Ed Stevens: Why do you work in a bowling alley?
Kenny Sandusky: Life is a journey.

Carol Vessey: I can never decide if you're totally adorable or totally creepy.

Ed Stevens: Ten bucks if you call Reverend Carver "Padre".
Mike Burton: Ten bucks if you touch that guy's bald spot.
Mike Burton: Ten bucks if you order your meal in rhyme
Mike Burton: Ten bucks if you go over to that guy and ask him where the lettuce is... only, you don't say lettuce.
Ed Stevens: What do I say?
Mike Burton: Letoos

Mike Burton: I'll give you six bucks to hug the giant chicken.
Ed Stevens: Six bucks? As you know the traditional wager is ten bucks.
Mike Burton: But I've only got six.
Ed Stevens: Forget it!... Wait. I'll give you ten bucks to hug the giant chicken.

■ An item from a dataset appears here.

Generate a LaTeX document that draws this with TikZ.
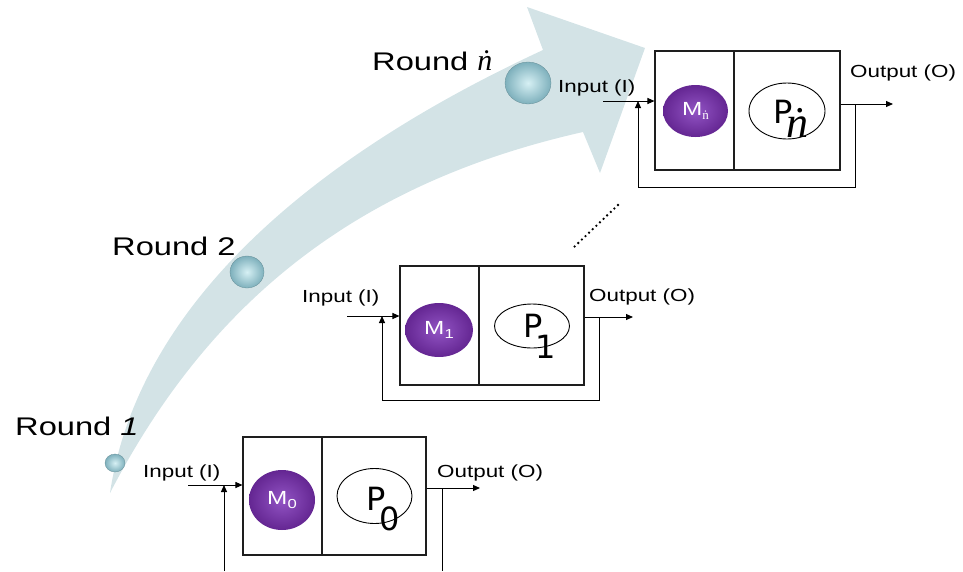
\documentclass[tikz,border=0pt]{standalone}
\usepackage{fontspec}
\setmainfont[FakeStretch=1.28]{Liberation Sans}
\newfontfamily\pfont{DejaVu Sans}
\newfontfamily\nfont{Liberation Serif}
\usetikzlibrary{shapes.geometric,arrows.meta}

\definecolor{band}{RGB}{211,227,230}
\definecolor{mlight}{RGB}{146,84,196}
\definecolor{mdark}{RGB}{100,38,146}
\definecolor{blight}{RGB}{214,240,244}
\definecolor{bdark}{RGB}{126,176,188}
\definecolor{linec}{RGB}{30,30,30}

% small subscript used inside the purple model ellipses
\newcommand\msub[1]{\raisebox{-3.5pt}{\fontsize{13}{14}\selectfont #1}}
% the italic round index
\newcommand\rn{{\nfont\itshape ṅ}}

\begin{document}
\begin{tikzpicture}[x=1pt,y=-1pt,
  frame/.style={draw=linec,line width=1.1pt,inner sep=0pt},
  wire/.style={draw=black,line width=1pt},
  flow/.style={-{Triangle[length=7pt,width=6pt]}},
  mnode/.style={ellipse,shade,inner color=mlight,outer color=mdark,draw=none,
    inner sep=0pt,text=white,font=\fontsize{19}{22}\selectfont},
  pnode/.style={ellipse,draw=black,line width=0.9pt,fill=white,inner sep=0pt},
  ball/.style={ellipse,shade,inner color=blight,outer color=bdark,inner sep=0pt,
    draw=bdark!80!black,line width=0.3pt},
  lbl/.style={font=\fontsize{17.5}{20}\selectfont,inner sep=0pt,anchor=base west},
  rlbl/.style={font=\fontsize{25.5}{30}\selectfont,inner sep=0pt,anchor=base west},
  ptext/.style={font=\pfont\fontsize{32}{36}\selectfont,inner sep=0pt,anchor=base west},
  dots/.style={line width=2.6pt,dash pattern=on 0pt off 5pt,line cap=round}]

\useasboundingbox (0,0) rectangle (963,571);

% ---- curved progress arrow -------------------------------------------
\fill[band] (110,493) .. controls (135,325) and (280,172) .. (543,50)
  -- (527,7) -- (645,48) -- (600,173) -- (583,132)
  .. controls (370,180) and (215,290) .. (110,493) -- cycle;

% round markers
\node[ball,minimum width=46pt,minimum height=42pt] (bn) at (528,83) {};
\node[ball,minimum width=34pt,minimum height=32pt] (b2) at (247,272) {};
\node[ball,minimum width=20pt,minimum height=18pt] (b1) at (115,463) {};

\node[rlbl] (rnl) at (372,70) {Round {\fontsize{30}{34}\selectfont\rn}};
\node[rlbl] (r2) at (112,255) {Round 2};
\node[rlbl] (r1) at (15,435) {Round \textit{1}};

% ---- stage n ----------------------------------------------------------
\node[frame,minimum width=185pt,minimum height=119pt] (bxn) at (747.5,110.5) {};
\draw[frame] (734,0 |- bxn.north) -- (734,0 |- bxn.south);
\node[mnode,minimum width=65pt,minimum height=52pt] (mn) at (695.5,111)
  {M\msub{\nfont ṅ}};
\node[pnode,minimum width=76pt,minimum height=56pt] (pn) at (787,111) {};
\node[ptext] (pnt) at (773,123) {P};
\node[inner sep=0pt,anchor=base west,font=\fontsize{44}{48}\selectfont] (pns) at (786,137) {\rn};

\coordinate (inn) at (603,101);
\coordinate (jn) at (638,101);
\coordinate (brn) at (855,104);
\coordinate (outn) at (893,104);
\coordinate (fbn) at (855,187);
\coordinate (fbnb) at (638,187);
\draw[wire,flow] (inn) -- (bxn.west |- inn);
\draw[wire,flow] (bxn.east |- outn) -- (outn);
\draw[wire,flow] (brn) -- (fbn) -- (fbnb) -- (jn);
\node[lbl] (inlbln) at (558,92) {Input (I)};
\node[lbl] (outlbln) at (850,77) {Output (O)};

% ---- stage 1 ----------------------------------------------------------
\node[frame,minimum width=184pt,minimum height=119pt] (bx1) at (492,325.5) {};
\draw[frame] (479,0 |- bx1.north) -- (479,0 |- bx1.south);
\node[mnode,minimum width=68pt,minimum height=54pt] (m1) at (439,330) {M\msub{1}};
\node[pnode,minimum width=75pt,minimum height=44pt] (p1) at (532,326) {};
\node[ptext] (p1t) at (523,337) {P};
\node[ptext] (p1s) at (535,358) {1};

\coordinate (in1) at (347,316);
\coordinate (j1) at (382,316);
\coordinate (br1) at (599,317);
\coordinate (out1) at (633,317);
\coordinate (fb1) at (599,400);
\coordinate (fb1b) at (382,400);
\draw[wire,flow] (in1) -- (bx1.west |- in1);
\draw[wire,flow] (bx1.east |- out1) -- (out1);
\draw[wire,flow] (br1) -- (fb1) -- (fb1b) -- (j1);
\node[lbl] (inlbl1) at (302,302) {Input (I)};
\node[lbl] (outlbl1) at (589,301) {Output (O)};

% ---- stage 0 ----------------------------------------------------------
\node[frame,minimum width=183pt,minimum height=118pt] (bx0) at (334.5,496) {};
\draw[frame] (322,0 |- bx0.north) -- (322,0 |- bx0.south);
\node[mnode,minimum width=66pt,minimum height=60pt] (m0) at (282,500) {M\msub{0}};
\node[pnode,minimum width=75pt,minimum height=55pt] (p0) at (374.5,496) {};
\node[ptext] (p0t) at (366,510) {P};
\node[ptext] (p0s) at (379,530) {0};

\coordinate (in0) at (188,485);
\coordinate (j0) at (224,485);
\coordinate (br0) at (442,488);
\coordinate (out0) at (480,488);
\coordinate (e0) at (442,571);
\coordinate (s0) at (224,571);
\draw[wire,flow] (in0) -- (bx0.west |- in0);
\draw[wire,flow] (bx0.east |- out0) -- (out0);
\draw[wire] (br0) -- (e0);
\draw[wire,flow] (s0) -- (j0);
\node[lbl] (inlbl0) at (143,477) {Input (I)};
\node[lbl] (outlbl0) at (437,477) {Output (O)};

% ---- ellipsis between stage 1 and stage n -----------------------------
\coordinate (d1) at (618,205);
\coordinate (d2) at (572,249);
\draw[dots] (d1) -- (d2);

\end{tikzpicture}
\end{document}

Shirley Pifko: [On her lost Mexican jumping bean] Please let me know if you see it. It looks like a regular bean, but every so often it bounces in a rather disappointing way.

Mike Burton: Can't talk. Eating fried pie. Experiencing nirvana.



Ok, so I guess those are enough for my tv quotes, hope you all have a good night!! Love y'all!